__Given exercise__: What follows is a set of entries. Give them again exactly, without the pictures.

------ Material provided

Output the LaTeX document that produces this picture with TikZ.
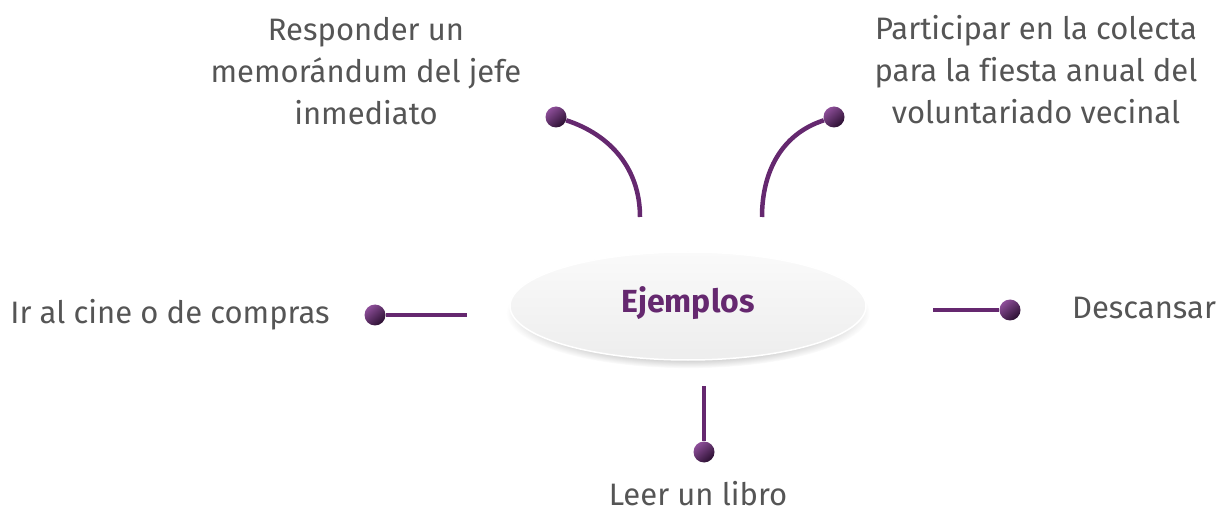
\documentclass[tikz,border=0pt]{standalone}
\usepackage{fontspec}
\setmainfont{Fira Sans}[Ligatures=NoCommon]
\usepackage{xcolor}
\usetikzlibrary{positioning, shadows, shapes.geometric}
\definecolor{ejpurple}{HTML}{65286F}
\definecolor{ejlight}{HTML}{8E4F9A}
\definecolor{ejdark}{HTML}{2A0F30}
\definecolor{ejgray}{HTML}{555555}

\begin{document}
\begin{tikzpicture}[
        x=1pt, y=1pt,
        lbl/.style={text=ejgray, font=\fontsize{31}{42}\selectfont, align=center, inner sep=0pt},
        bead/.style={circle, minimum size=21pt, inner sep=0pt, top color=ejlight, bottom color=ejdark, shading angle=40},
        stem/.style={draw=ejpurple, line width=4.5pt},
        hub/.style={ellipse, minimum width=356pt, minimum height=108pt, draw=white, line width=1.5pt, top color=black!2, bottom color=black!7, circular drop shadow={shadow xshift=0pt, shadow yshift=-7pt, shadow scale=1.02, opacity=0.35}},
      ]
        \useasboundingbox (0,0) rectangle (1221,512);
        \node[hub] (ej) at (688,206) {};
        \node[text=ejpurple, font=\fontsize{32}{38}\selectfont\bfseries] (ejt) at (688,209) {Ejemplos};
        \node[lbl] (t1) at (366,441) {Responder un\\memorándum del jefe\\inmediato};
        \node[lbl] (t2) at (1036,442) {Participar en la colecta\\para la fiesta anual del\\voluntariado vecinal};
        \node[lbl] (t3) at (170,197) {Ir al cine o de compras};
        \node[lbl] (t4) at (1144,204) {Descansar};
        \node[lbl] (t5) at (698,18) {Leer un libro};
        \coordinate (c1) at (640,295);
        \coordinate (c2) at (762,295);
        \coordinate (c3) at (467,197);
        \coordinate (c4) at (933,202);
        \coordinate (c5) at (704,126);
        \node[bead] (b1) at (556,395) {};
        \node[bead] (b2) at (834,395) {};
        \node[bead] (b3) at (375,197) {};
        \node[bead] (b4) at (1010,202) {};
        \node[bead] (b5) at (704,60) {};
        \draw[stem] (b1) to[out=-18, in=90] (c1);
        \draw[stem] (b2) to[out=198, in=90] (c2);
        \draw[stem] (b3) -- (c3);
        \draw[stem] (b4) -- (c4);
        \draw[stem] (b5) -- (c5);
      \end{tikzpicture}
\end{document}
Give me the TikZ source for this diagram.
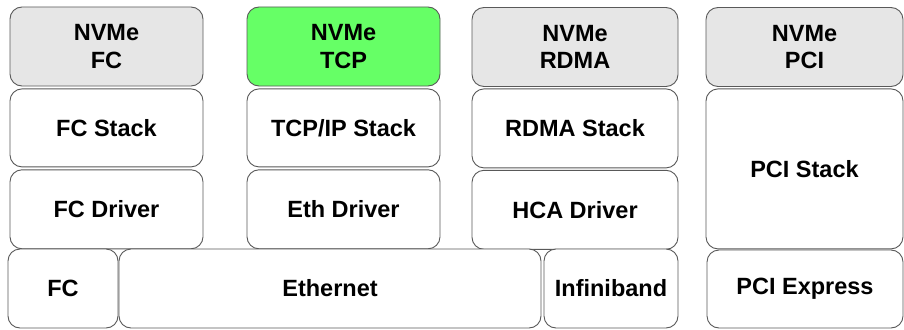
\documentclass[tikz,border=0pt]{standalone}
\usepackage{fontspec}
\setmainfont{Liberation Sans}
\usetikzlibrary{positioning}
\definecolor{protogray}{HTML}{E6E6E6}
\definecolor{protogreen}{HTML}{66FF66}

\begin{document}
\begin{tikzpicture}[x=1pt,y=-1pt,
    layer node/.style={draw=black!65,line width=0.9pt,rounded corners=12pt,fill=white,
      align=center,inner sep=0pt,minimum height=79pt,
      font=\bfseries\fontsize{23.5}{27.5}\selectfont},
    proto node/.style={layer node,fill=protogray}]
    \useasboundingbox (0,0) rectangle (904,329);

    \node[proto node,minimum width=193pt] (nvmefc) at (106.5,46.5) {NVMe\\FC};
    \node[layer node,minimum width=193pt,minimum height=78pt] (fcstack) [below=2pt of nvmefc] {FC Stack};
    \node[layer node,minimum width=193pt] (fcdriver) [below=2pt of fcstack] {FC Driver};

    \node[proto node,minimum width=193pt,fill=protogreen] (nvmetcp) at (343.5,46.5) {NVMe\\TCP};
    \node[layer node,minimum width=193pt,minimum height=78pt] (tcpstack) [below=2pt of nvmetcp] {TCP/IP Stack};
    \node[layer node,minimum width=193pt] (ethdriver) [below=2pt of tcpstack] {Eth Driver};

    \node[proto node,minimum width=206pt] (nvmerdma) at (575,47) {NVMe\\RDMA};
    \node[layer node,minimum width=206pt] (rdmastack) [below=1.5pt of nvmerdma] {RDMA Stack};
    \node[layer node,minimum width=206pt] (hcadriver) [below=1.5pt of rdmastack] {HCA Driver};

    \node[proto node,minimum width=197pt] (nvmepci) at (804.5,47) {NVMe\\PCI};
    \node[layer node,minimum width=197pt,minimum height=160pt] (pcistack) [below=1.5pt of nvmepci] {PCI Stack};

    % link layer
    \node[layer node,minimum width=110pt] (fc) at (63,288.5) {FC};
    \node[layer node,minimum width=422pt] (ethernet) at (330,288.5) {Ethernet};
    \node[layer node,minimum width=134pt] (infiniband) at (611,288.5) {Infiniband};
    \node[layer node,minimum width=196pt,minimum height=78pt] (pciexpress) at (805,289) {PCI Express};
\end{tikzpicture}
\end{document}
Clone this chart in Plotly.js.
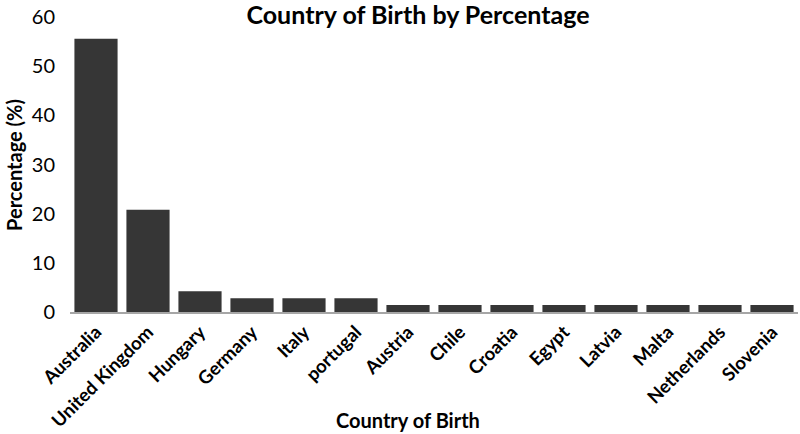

------------

__Result__:
Output the LaTeX document that produces this picture with TikZ.
\documentclass[tikz,border=0pt]{standalone}
\usepackage{fontspec}
\setmainfont{Fira Sans}[Ligatures=NoCommon]
\usepackage{xcolor}
\usetikzlibrary{positioning, shadows, shapes.geometric}
\definecolor{ejpurple}{HTML}{65286F}
\definecolor{ejlight}{HTML}{8E4F9A}
\definecolor{ejdark}{HTML}{2A0F30}
\definecolor{ejgray}{HTML}{555555}

\begin{document}
\begin{tikzpicture}[
        x=1pt, y=1pt,
        lbl/.style={text=ejgray, font=\fontsize{31}{42}\selectfont, align=center, inner sep=0pt},
        bead/.style={circle, minimum size=21pt, inner sep=0pt, top color=ejlight, bottom color=ejdark, shading angle=40},
        stem/.style={draw=ejpurple, line width=4.5pt},
        hub/.style={ellipse, minimum width=356pt, minimum height=108pt, draw=white, line width=1.5pt, top color=black!2, bottom color=black!7, circular drop shadow={shadow xshift=0pt, shadow yshift=-7pt, shadow scale=1.02, opacity=0.35}},
      ]
        \useasboundingbox (0,0) rectangle (1221,512);
        \node[hub] (ej) at (688,206) {};
        \node[text=ejpurple, font=\fontsize{32}{38}\selectfont\bfseries] (ejt) at (688,209) {Ejemplos};
        \node[lbl] (t1) at (366,441) {Responder un\\memorándum del jefe\\inmediato};
        \node[lbl] (t2) at (1036,442) {Participar en la colecta\\para la fiesta anual del\\voluntariado vecinal};
        \node[lbl] (t3) at (170,197) {Ir al cine o de compras};
        \node[lbl] (t4) at (1144,204) {Descansar};
        \node[lbl] (t5) at (698,18) {Leer un libro};
        \coordinate (c1) at (640,295);
        \coordinate (c2) at (762,295);
        \coordinate (c3) at (467,197);
        \coordinate (c4) at (933,202);
        \coordinate (c5) at (704,126);
        \node[bead] (b1) at (556,395) {};
        \node[bead] (b2) at (834,395) {};
        \node[bead] (b3) at (375,197) {};
        \node[bead] (b4) at (1010,202) {};
        \node[bead] (b5) at (704,60) {};
        \draw[stem] (b1) to[out=-18, in=90] (c1);
        \draw[stem] (b2) to[out=198, in=90] (c2);
        \draw[stem] (b3) -- (c3);
        \draw[stem] (b4) -- (c4);
        \draw[stem] (b5) -- (c5);
      \end{tikzpicture}
\end{document}
Give me the TikZ source for this diagram.
\documentclass[tikz,border=0pt]{standalone}
\usepackage{fontspec}
\setmainfont{Liberation Sans}
\usetikzlibrary{positioning}
\definecolor{protogray}{HTML}{E6E6E6}
\definecolor{protogreen}{HTML}{66FF66}

\begin{document}
\begin{tikzpicture}[x=1pt,y=-1pt,
    layer node/.style={draw=black!65,line width=0.9pt,rounded corners=12pt,fill=white,
      align=center,inner sep=0pt,minimum height=79pt,
      font=\bfseries\fontsize{23.5}{27.5}\selectfont},
    proto node/.style={layer node,fill=protogray}]
    \useasboundingbox (0,0) rectangle (904,329);

    \node[proto node,minimum width=193pt] (nvmefc) at (106.5,46.5) {NVMe\\FC};
    \node[layer node,minimum width=193pt,minimum height=78pt] (fcstack) [below=2pt of nvmefc] {FC Stack};
    \node[layer node,minimum width=193pt] (fcdriver) [below=2pt of fcstack] {FC Driver};

    \node[proto node,minimum width=193pt,fill=protogreen] (nvmetcp) at (343.5,46.5) {NVMe\\TCP};
    \node[layer node,minimum width=193pt,minimum height=78pt] (tcpstack) [below=2pt of nvmetcp] {TCP/IP Stack};
    \node[layer node,minimum width=193pt] (ethdriver) [below=2pt of tcpstack] {Eth Driver};

    \node[proto node,minimum width=206pt] (nvmerdma) at (575,47) {NVMe\\RDMA};
    \node[layer node,minimum width=206pt] (rdmastack) [below=1.5pt of nvmerdma] {RDMA Stack};
    \node[layer node,minimum width=206pt] (hcadriver) [below=1.5pt of rdmastack] {HCA Driver};

    \node[proto node,minimum width=197pt] (nvmepci) at (804.5,47) {NVMe\\PCI};
    \node[layer node,minimum width=197pt,minimum height=160pt] (pcistack) [below=1.5pt of nvmepci] {PCI Stack};

    % link layer
    \node[layer node,minimum width=110pt] (fc) at (63,288.5) {FC};
    \node[layer node,minimum width=422pt] (ethernet) at (330,288.5) {Ethernet};
    \node[layer node,minimum width=134pt] (infiniband) at (611,288.5) {Infiniband};
    \node[layer node,minimum width=196pt,minimum height=78pt] (pciexpress) at (805,289) {PCI Express};
\end{tikzpicture}
\end{document}
Clone this chart in Plotly.js.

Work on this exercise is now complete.